Becoming a mother is one of life’s biggest responsibilities and for many new mothers, a little guidance goes a long way. In communities across Laos, mothers who choose to take part in World Vision’s health activities are hidden heroes, changing the future of their children’s health. One of these heroes is Bang, a 28-year-old mother from Laos. She was only able to complete primary school and so when she fell pregnant with her third child, Bang decided to attend health training with World Vision because she wanted to educate herself on raising a strong child.
“I got married young, at just 16-years-old, and didn’t have the knowledge I needed to raise a child. I thought I could just do the same as how my mom raised me. When she was pregnant with me, she never went to a doctor or received any type of vaccination. She gave birth at home and the only person to look after her and I was my father,” Bang shares.
When Bang had her first two children, she didn’t go to a health centre and instead gave birth at home. She also didn’t understand that she couldn’t just feed her child whatever she had at home, instead of opting to breast feed, as her mother had done before her.
A change of heart and mind
After learning about the health care training and attending sessions, Bang had two more children. During these pregnancies she chose to see a doctor, gave birth at the health centre, went to follow up checks and completed all vaccinations that were suggested by the health officer.
“I was interested to listen to what the health officer said because I cannot read well,” Bang shares. “I learned about how to take care of myself during pregnancy and after giving birth.”
Like other mothers who attend training, Bang learned that a breast milk-only diet for the first six months of a child’s life is one of the most important ways to ensure a child’s survival, healthy growth and development.
Livanh, a 25-year-old mother who took the same health classes as Bang breastfeeds her child. Photo: World Vision.
“It’s easy to provide breast milk for my baby because there is no need to boil water or clean the bottles,” says Bang. “I think my children are healthy because of the breastfeeding, vaccination and eating nutritious food. And now I’m healthy, too. I eat vegetables, bananas, papayas, pumpkins, and meat as suggested by the health officer.”

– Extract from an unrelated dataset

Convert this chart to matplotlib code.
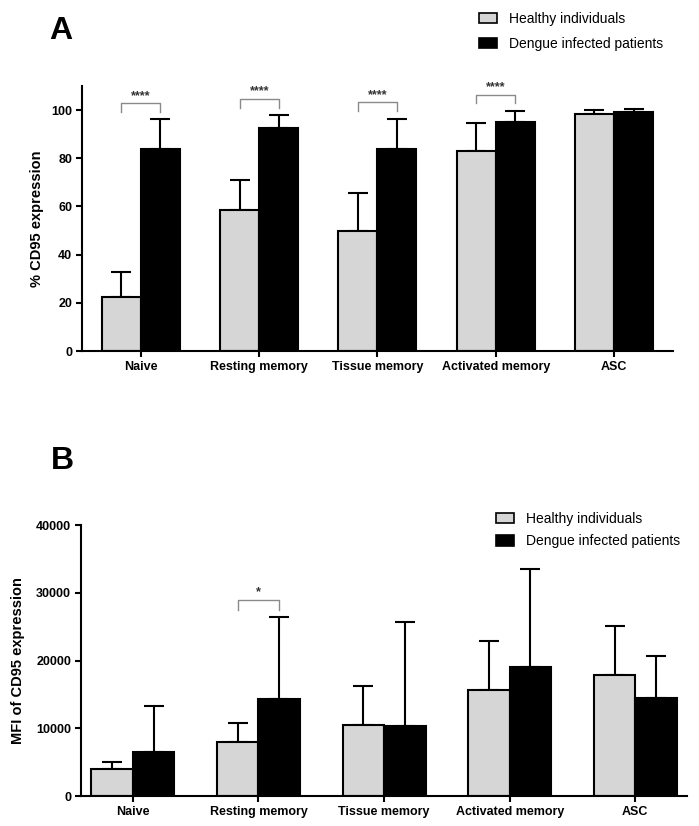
import numpy as np
import matplotlib.pyplot as plt
from matplotlib.patches import Patch

plt.rcParams['font.family'] = ['Liberation Sans', 'DejaVu Sans']

# Data
categories = ['Naive', 'Resting memory', 'Tissue memory', 'Activated memory', 'ASC']
series = ['Healthy individuals', 'Dengue infected patients']

pct_healthy = [22.4, 58.6, 49.8, 83.0, 98.5]
pct_healthy_err = [10.6, 12.4, 15.6, 11.8, 1.6]
pct_dengue = [83.9, 92.5, 83.7, 95.1, 99.2]
pct_dengue_err = [12.4, 5.4, 12.5, 4.6, 1.1]

mfi_healthy = [4000, 8000, 10550, 15650, 17800]
mfi_healthy_err = [1000, 2800, 5650, 7250, 7250]
mfi_dengue = [6450, 14300, 10380, 19050, 14500]
mfi_dengue_err = [6900, 12200, 15300, 14450, 6150]

# significance brackets: (category index, bracket top, leg bottom, label)
sig_a = [(0, 102.8, 99.0, '****'), (1, 104.7, 100.8, '****'),
         (2, 103.2, 99.6, '****'), (3, 106.4, 102.8, '****')]
sig_b = [(1, 28900, 27400, '*')]

healthy_color = '#d6d6d6'
dengue_color = '#000000'
bar_w = 0.33
x = np.arange(len(categories))

fig = plt.figure(figsize=(6.99, 8.26), dpi=100)
ax_a = fig.add_axes([0.117, 0.575, 0.846, 0.321])
ax_b = fig.add_axes([0.1155, 0.0363, 0.868, 0.328])


def draw_panel(ax, h, h_err, d, d_err, sig, xlim, ylim, yticks, ylabel, sig_dy):
    ax.bar(x - bar_w / 2, h, bar_w, color=healthy_color, edgecolor='black',
           linewidth=1.5, zorder=2)
    ax.bar(x + bar_w / 2, d, bar_w, color=dengue_color, edgecolor='black',
           linewidth=1.5, zorder=2)
    # upper error bars only
    ax.errorbar(x - bar_w / 2, h, yerr=[np.zeros(len(h)), h_err], fmt='none',
                ecolor='black', elinewidth=1.5, capsize=7, capthick=1.5, zorder=1)
    ax.errorbar(x + bar_w / 2, d, yerr=[np.zeros(len(d)), d_err], fmt='none',
                ecolor='black', elinewidth=1.5, capsize=7, capthick=1.5, zorder=1)

    for i, top, low, lab in sig:
        x0, x1 = i - bar_w / 2, i + bar_w / 2
        ax.plot([x0, x0, x1, x1], [low, top, top, low], color='#8a8a8a',
                linewidth=1.0, clip_on=False)
        ax.text(i, top + sig_dy, lab, ha='center', va='bottom', fontsize=9,
                fontweight='bold', color='#333333')

    ax.set_xlim(*xlim)
    ax.set_ylim(*ylim)
    ax.set_yticks(yticks)
    ax.set_yticklabels([str(t) for t in yticks], fontsize=9, fontweight='bold')
    ax.set_xticks(x)
    ax.set_xticklabels(categories, fontsize=9, fontweight='bold')
    ax.set_ylabel(ylabel, fontsize=10.5, fontweight='bold', labelpad=8)
    for s in ['top', 'right']:
        ax.spines[s].set_visible(False)
    for s in ['left', 'bottom']:
        ax.spines[s].set_linewidth(1.5)
    ax.tick_params(width=1.5, length=4, pad=3)


draw_panel(ax_a, pct_healthy, pct_healthy_err, pct_dengue, pct_dengue_err,
           sig_a, (-0.5, 4.5), (0, 110), [0, 20, 40, 60, 80, 100],
           '% CD95 expression', 0.6)
draw_panel(ax_b, mfi_healthy, mfi_healthy_err, mfi_dengue, mfi_dengue_err,
           sig_b, (-0.415, 4.415), (0, 40000), [0, 10000, 20000, 30000, 40000],
           'MFI of CD95 expression', 250)
ax_a.yaxis.labelpad = 5

handles = [Patch(facecolor=healthy_color, edgecolor='black', linewidth=1.2),
           Patch(facecolor=dengue_color, edgecolor='black', linewidth=1.2)]

leg_kw = dict(loc='upper left', frameon=False, fontsize=10, handlelength=1.3,
              handleheight=0.75, handletextpad=0.85, borderpad=0.0)
fig.legend(handles, series, bbox_to_anchor=(472 / 699, 1 - 5 / 826),
           labelspacing=0.8, **leg_kw)
fig.legend(handles, series, bbox_to_anchor=(489 / 699, 1 - 505 / 826),
           labelspacing=0.6, **leg_kw)

fig.text(61 / 699, 1 - 31 / 826, 'A', fontsize=23, fontweight='bold',
         ha='center', va='center')
fig.text(62 / 699, 1 - 461 / 826, 'B', fontsize=23, fontweight='bold',
         ha='center', va='center')

fig.savefig('out.png', dpi=100)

Bang also started to prepare rice soup mixed with vegetable, pumpkin and meat for her baby who is now five months old. “I learned that if we do not feed our babies properly, they might become malnourished and I don’t want that to happen, so I try hard to prepare good rice soups as much as I can.”
A long-term outlook
In addition to educating new mothers, with support from donors like you, World Vision also provides programs to support district health officials, such as implementing mobile clinics to carry out immunizations and health checkups every three months.

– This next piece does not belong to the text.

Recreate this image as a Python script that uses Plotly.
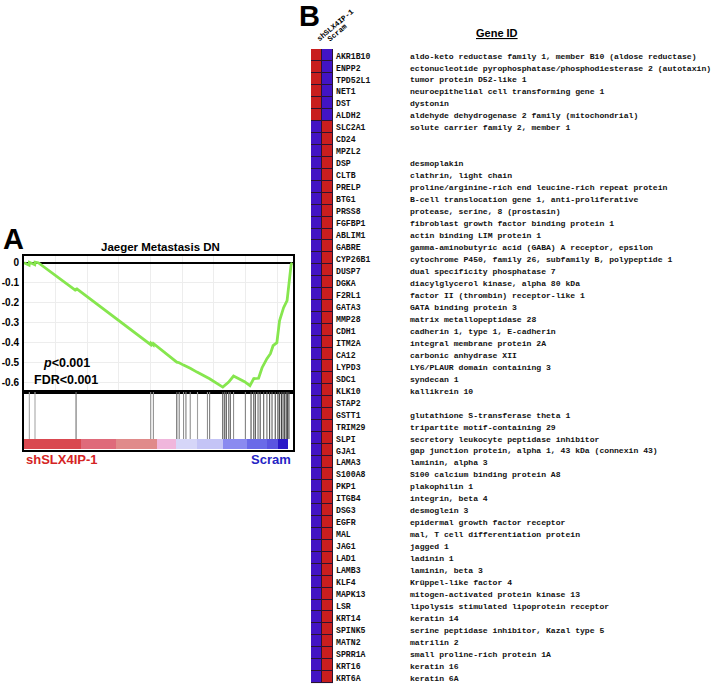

A group of mothers in Laos, including Bang, attend health care training with their children. Photo: World Vision.
“I received a tetanus shot and health checkups during my entire pregnancy. And my baby received full immunizations including polio, Hepatitis B, tuberculosis, and measles,” says Bang. “I understand that although the shots may hurt my baby, it doesn’t take long. I believe it can prevent other diseases and keep my baby healthy,” Bang explains.
Mothers like Bang have made decisions that will change the trajectory of not only theirs and their children’s lives, but of future generations to come. Thank you for continuing to support hidden heroes like her as they work to nurture healthy, happy children.